Victory for AIPEF: SC Disallows Reliance Power from Recovering Rs 1,050 Cr from Discoms
IN a victory for the All India Power Engineers Federation (AIPEF), the Supreme Court has disallowed Reliance Power-owned Sasan Power Limited from recovering Rs 1,050 crore from several state-owned and
private distribution companies.
A bench of Justice Kurian Joseph and Justice Rohinton F Nariman on December 8 set aside the order of the Appellate Tribunal of Electricity (APTEL) asking the discoms to pay the dues to Sasan Power Limited for supply of electricity from its plant in Madhya Pradesh.
Sasan Power had argued that discoms that procured electricity must pay from 31 March, 2013, when the commercial rollout of electricity began from its Ultra Mega Power Project (UMPP). The discoms had claimed that the payment should be made from 16 August, 2013, when the plant was commissioned.
Sasan Power had initially moved the Central Electricity Regulatory Commission (CERC), seeking to recover the dues. In August 2014, the CERC dismissed Sasan’s plea citing discrepancies in the power purchase agreement (PPA) between Sasan and the procurers. CERC also held that the power injected during the four-and-a-half disputed months was infirm power and the discoms cannot be charged for it as per the PPA. Infirm power is electricity supplied to the grid before commissioning of a project.
Sasan Power then moved APTEL. On 31 March, APTEL ruled that the discoms must pay Sasan Power the dues, quashing the CERC ruling.
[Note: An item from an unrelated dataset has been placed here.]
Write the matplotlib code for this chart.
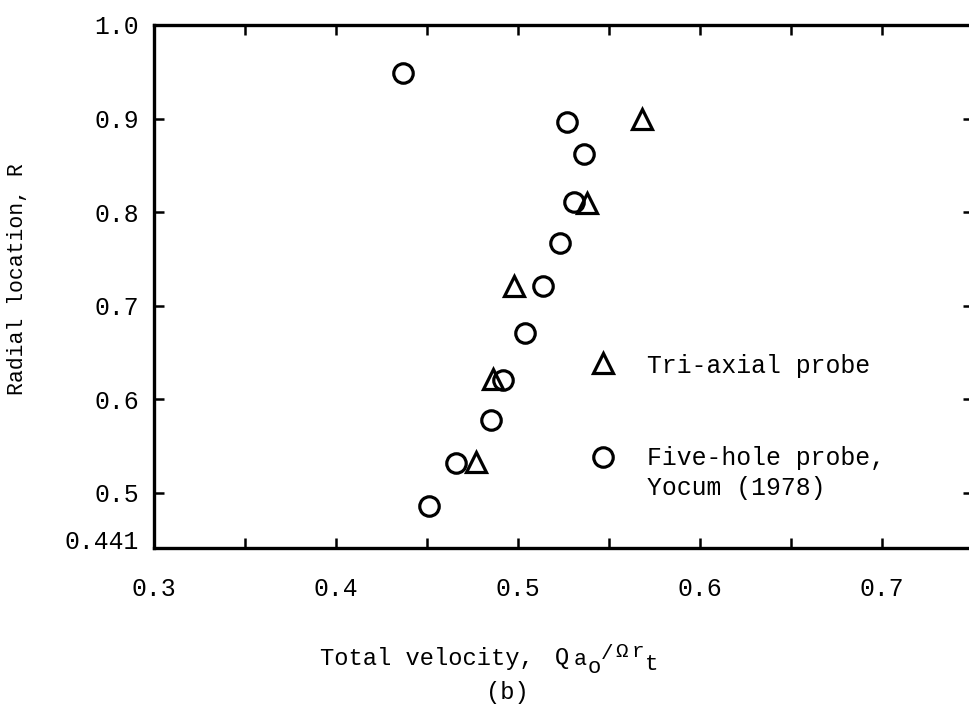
import matplotlib
matplotlib.use("Agg")
import matplotlib.pyplot as plt
import matplotlib.transforms as mtransforms

plt.rcParams['font.family'] = ['Liberation Mono', 'DejaVu Sans Mono']

# Five-hole probe, Yocum (1978)
five_hole_v = [0.437, 0.527, 0.536, 0.531, 0.523, 0.514, 0.504, 0.492, 0.485, 0.466, 0.451]
five_hole_r = [0.949, 0.896, 0.862, 0.811, 0.767, 0.721, 0.671, 0.620, 0.578, 0.532, 0.486]

# Tri-axial probe
tri_axial_v = [0.568, 0.538, 0.498, 0.486, 0.477]
tri_axial_r = [0.899, 0.810, 0.721, 0.621, 0.533]

x_major = [0.3, 0.4, 0.5, 0.6, 0.7]
x_minor = [0.35, 0.45, 0.55, 0.65]
y_ticks = [0.441, 0.5, 0.6, 0.7, 0.8, 0.9, 1.0]
y_tick_labels = ["0.441", "0.5", "0.6", "0.7", "0.8", "0.9", "1.0"]

FS = 17.8
W, H = 969, 707
fig = plt.figure(figsize=(W / 100, H / 100), dpi=100)
ax = fig.add_axes([154 / W, 1 - 547.7 / H, (973 - 154) / W, (547.7 - 25) / H])

circ = dict(linestyle='none', marker='o', ms=14, mfc='none', mec='black', mew=2.3)
tri = dict(linestyle='none', marker='^', ms=15, mfc='none', mec='black', mew=2.3)

ax.plot(five_hole_v, five_hole_r, **circ)
ax.plot(tri_axial_v, tri_axial_r, **tri)

ax.set_xlim(0.3, 0.75)
ax.set_ylim(0.441, 1.0)

for s in ax.spines.values():
    s.set_linewidth(2.4)

ax.set_xticks(x_major)
ax.set_xticklabels([f"{v:.1f}" for v in x_major])
ax.set_xticks(x_minor, minor=True)
ax.set_yticks(y_ticks)
ax.set_yticklabels(y_tick_labels)

ax.tick_params(axis='both', which='both', direction='in', length=7, width=1.8,
               top=True, right=True, labelsize=FS, color='black')
ax.tick_params(axis='x', which='major', pad=21)
ax.tick_params(axis='y', which='major', pad=11)

# the 0.441 bottom label sits a little above the axis line
lbl = ax.get_yticklabels()[0]
lbl.set_transform(lbl.get_transform() + mtransforms.ScaledTranslation(0, 8 / 100, fig.dpi_scale_trans))
# no tick marks at the axis corners
for t in (ax.yaxis.get_major_ticks()[0], ax.yaxis.get_major_ticks()[-1],
          ax.xaxis.get_major_ticks()[0]):
    t.tick1line.set_visible(False)
    t.tick2line.set_visible(False)

# key
ax.plot([0.548], [0.3528], transform=ax.transAxes, clip_on=False, **tri)
ax.plot([0.548], [0.174], transform=ax.transAxes, clip_on=False, **circ)
ax.text(0.6016, 0.3337, "Tri-axial probe", transform=ax.transAxes,
        fontsize=FS, va='baseline', ha='left')
ax.text(0.6016, 0.1582, "Five-hole probe,", transform=ax.transAxes,
        fontsize=FS, va='baseline', ha='left')
ax.text(0.6016, 0.1008, "Yocum (1978)", transform=ax.transAxes,
        fontsize=FS, va='baseline', ha='left')

# axis titles
fig.text(18 / W, 1 - 279 / H, "Radial location, R", rotation=90,
         fontsize=15.5, ha='center', va='center')


def px_text(x, y, s, size, ha='center'):
    fig.text(x / W, 1 - y / H, s, fontsize=size, ha=ha, va='baseline')


XS = 17.1
px_text(320, 665, "Total velocity,", XS, ha='left')
px_text(562, 664, "Q", XS)
px_text(580, 665, "a", 15.5)
px_text(594, 673, "o", 16)
px_text(607, 659, "/", 15)
px_text(622, 657, "\u03a9", 15)
px_text(638, 657, "r", 15)
px_text(652, 670, "t", 16)
fig.text(507 / W, 1 - 693 / H, "(b)", fontsize=XS, ha='center', va='center')

fig.savefig("out.png", dpi=100)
Sasan Power had declared the date of commissioning of its first unit to be March 31, 2013, on the basis of a certificate obtained from an independent engineer.
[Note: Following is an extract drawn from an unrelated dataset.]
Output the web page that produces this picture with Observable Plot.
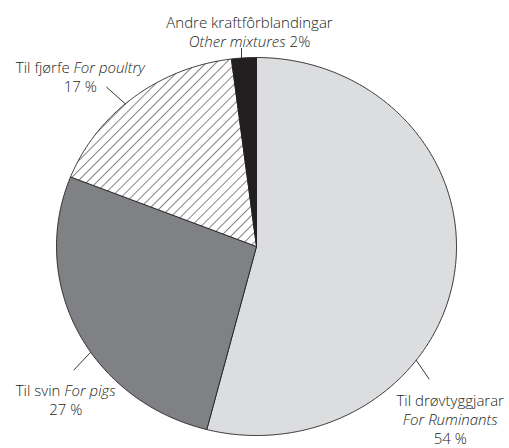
<!DOCTYPE html>
<html>
<head>
<meta charset="utf-8">
<script src="https://cdn.jsdelivr.net/npm/d3@7"></script>
<script src="https://cdn.jsdelivr.net/npm/@observablehq/plot@0.6"></script>
<style>
  html, body { margin: 0; padding: 0; background: #fff; }
  #chart svg { display: block; }
</style>
</head>
<body>
<div id="chart"></div>
<script>
// ---- Data ----
const categoriesNo = ["Til drøvtyggjarar", "Til svin", "Til fjørfe", "Andre kraftfôrblandingar"];
const categoriesEn = ["For Ruminants", "For pigs", "For poultry", "Other mixtures"];
const shares = [54, 27, 17, 2];
const shareLabels = ["54 %", "27 %", "17 %", "2%"];

// ---- Styling / layout (kept apart from the data) ----
const sliceFills = ["#dcdddf", "#808184", "url(#hatch)", "#231f20"];
const labelFormats = ["stack3", "inline2", "inline2", "other2"];
// leader angle (deg, clockwise from top), leader vector (px), label anchor vs. leader end (px)
const labelAngles = [127, 236, 319, 355.7];
const leaderVec = [[13, 19], [-17, 18], [-19, -17], [0, -10]];
const labelOffset = [[21, 65], [-8, 45], [-26, 5], [8, -1]];

const RX = 200, RY = 189, CX = 256, CY = 246;
const W = 509, H = 448;

// ---- Build slice polygons from the shares ----
const pie = d3.pie().sort(null).value(d => d)(shares);
const slicePts = [];
pie.forEach((p, i) => {
  const cat = categoriesNo[i];
  slicePts.push({cat, fill: sliceFills[i], x: 0, y: 0});
  const n = Math.max(2, Math.ceil((p.endAngle - p.startAngle) / (Math.PI / 360)));
  for (let k = 0; k <= n; k++) {
    const a = p.startAngle + (p.endAngle - p.startAngle) * k / n;
    slicePts.push({cat, fill: sliceFills[i], x: Math.sin(a), y: Math.cos(a)});
  }
  slicePts.push({cat, fill: sliceFills[i], x: 0, y: 0});
});

// ---- Labels & leaders ----
const px2x = dx => dx / RX, px2y = dy => -dy / RY;
const leaders = [], labels = [];
shares.forEach((v, i) => {
  const a = labelAngles[i] * Math.PI / 180;
  const x1 = Math.sin(a), y1 = Math.cos(a);
  const x2 = x1 + px2x(leaderVec[i][0]), y2 = y1 + px2y(leaderVec[i][1]);
  leaders.push({x1, y1, x2, y2});
  let text;
  const no = categoriesNo[i], en = categoriesEn[i], s = shareLabels[i];
  if (labelFormats[i] === "stack3") text = `${no}\n*${en}*\n${s}`;
  else if (labelFormats[i] === "inline2") text = `${no} *${en}*\n${s}`;
  else text = `${no}\n*${en}* ${s}`;
  labels.push({text, x: x2 + px2x(labelOffset[i][0]), y: y2 + px2y(labelOffset[i][1])});
});

// pattern definitions for the hatched slice
function hatchDefs() {
  const defs = d3.create("svg:defs");
  const pat = defs.append("pattern")
    .attr("id", "hatch")
    .attr("patternUnits", "userSpaceOnUse")
    .attr("width", 7).attr("height", 7)
    .attr("patternTransform", "rotate(45)");
  pat.append("rect").attr("width", 7).attr("height", 7).attr("fill", "#fff");
  pat.append("line").attr("x1", 0).attr("y1", 0).attr("x2", 0).attr("y2", 7)
    .attr("stroke", "#231f20").attr("stroke-width", 1.1);
  return defs.node();
}

const chart = Plot.plot({
  width: W,
  height: H,
  margin: 0,
  style: {background: "#fff", fontFamily: "'Open Sans', sans-serif", color: "#231f20"},
  x: {domain: [-1, 1], range: [CX - RX, CX + RX], axis: null},
  y: {domain: [-1, 1], range: [CY + RY, CY - RY], axis: null},
  color: {type: "identity"},
  marks: [
    hatchDefs,
    Plot.line(slicePts, {
      x: "x", y: "y", z: "cat", fill: "fill",
      stroke: "#231f20", strokeWidth: 0.9, strokeLinejoin: "round", curve: "linear"
    }),
    Plot.link(leaders, {x1: "x1", y1: "y1", x2: "x2", y2: "y2", stroke: "#231f20", strokeWidth: 0.9}),
    Plot.text(labels, {
      x: "x", y: "y", text: "text",
      textAnchor: "middle", lineAnchor: "bottom", lineHeight: 1.28,
      fontSize: 15, fontWeight: 300, fill: "#231f20"
    })
  ]
});

// turn *...* segments into italic tspans (still real text)
function italicize(node) {
  const s = node.textContent;
  if (!s.includes("*")) return;
  node.textContent = "";
  s.split("*").forEach((part, i) => {
    if (!part) return;
    const t = document.createElementNS("http://www.w3.org/2000/svg", "tspan");
    if (i % 2) t.setAttribute("font-style", "italic");
    t.textContent = part;
    node.appendChild(t);
  });
}
chart.querySelectorAll("text").forEach(t => {
  const spans = t.querySelectorAll("tspan");
  if (spans.length) spans.forEach(italicize);
  else italicize(t);
});

document.getElementById("chart").appendChild(chart);
</script>
</body>
</html>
AIPEF was the first to move the Supreme Court against the ruling and the discoms later joined in.
The Supreme Court bench said the constitutional court must step in and “thwart any waiver” of contractual obligations if it was contrary to public interest. “On the facts of this case, it is clear that the moment electricity tariff gets affected, the consumer interest comes in and public interest gets affected,” it said.
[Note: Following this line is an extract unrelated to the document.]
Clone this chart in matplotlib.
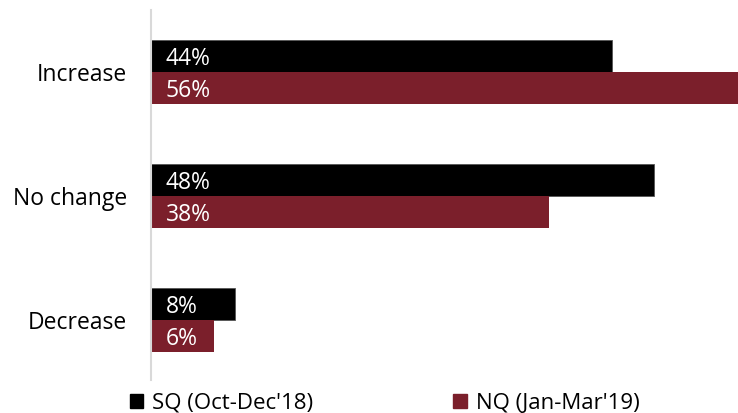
import matplotlib.pyplot as plt
from matplotlib.patches import Patch

categorias = ['Increase', 'No change', 'Decrease']
sq_valores = [44, 48, 8]
nq_valores = [56, 38, 6]
serie_nomes = ["SQ (Oct-Dec'18)", "NQ (Jan-Mar'19)"]

cor_sq = '#000000'
cor_nq = '#7b1f2b'

plt.rcParams['font.family'] = ['Open Sans', 'DejaVu Sans']

fig = plt.figure(figsize=(7.38, 4.13), dpi=100)
ax = fig.add_axes([151 / 738, 33 / 413, 587 / 738, 370 / 413])

altura = 0.258
desloc = 0.02  # leve ajuste vertical do texto dentro das barras
posicoes = range(len(categorias))

for i, (sq, nq) in enumerate(zip(sq_valores, nq_valores)):
    ax.barh(i - altura / 2, sq, height=altura, color=cor_sq, edgecolor='#555555', linewidth=0.6)
    ax.barh(i + altura / 2, nq, height=altura, color=cor_nq, linewidth=0)
    ax.text(1.4, i - altura / 2 + desloc, f'{sq}%', color='white', va='center', ha='left', fontsize=16.5)
    ax.text(1.4, i + altura / 2 + desloc, f'{nq}%', color='white', va='center', ha='left', fontsize=16.5)

ax.set_xlim(0, 56)
ax.set_ylim(2.48, -0.5)
ax.set_yticks(list(posicoes))
ax.set_yticklabels(categorias, fontsize=16.5)
ax.tick_params(axis='y', length=0, pad=17)
ax.set_xticks([])

for lado in ['top', 'right', 'bottom']:
    ax.spines[lado].set_visible(False)
ax.spines['left'].set_color('#d9d9d9')
ax.spines['left'].set_linewidth(1.5)

handles = [Patch(color=cor_sq), Patch(color=cor_nq)]
fig.legend(handles, serie_nomes, loc='lower left', bbox_to_anchor=(110 / 738, -0.05),
           ncol=2, frameon=False, fontsize=16, handlelength=0.6, handleheight=0.6,
           handletextpad=0.4, columnspacing=6.3)

fig.savefig('out.png', dpi=100)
“The independent engineer’s test certificate can pass muster and that there is a waiver on facts is not a possible conclusion, and such finding is, therefore, perverse and hence set aside,” said the bench as it reinstated the CERC’s judgment.
“We thus find that the Appellate Tribunal is wholly incorrect in accepting the case of waiver put forward by learned counsel for Sasan, and is equally incorrect in absolving the independent engineer for the test certificate given by him on March 30, 2013. “We, therefore, set aside the Appellate Tribunal's judgement, and reinstate the judgement dated August 8, 2014 of the Central Electricity Regulatory Commission,” the SC bench said.
UMPP, located in Singrauli district of Madhya Pradesh, is an integrated power plant-cum-coal mining project at a single location, involving an investment of over Rs 27,000 crore.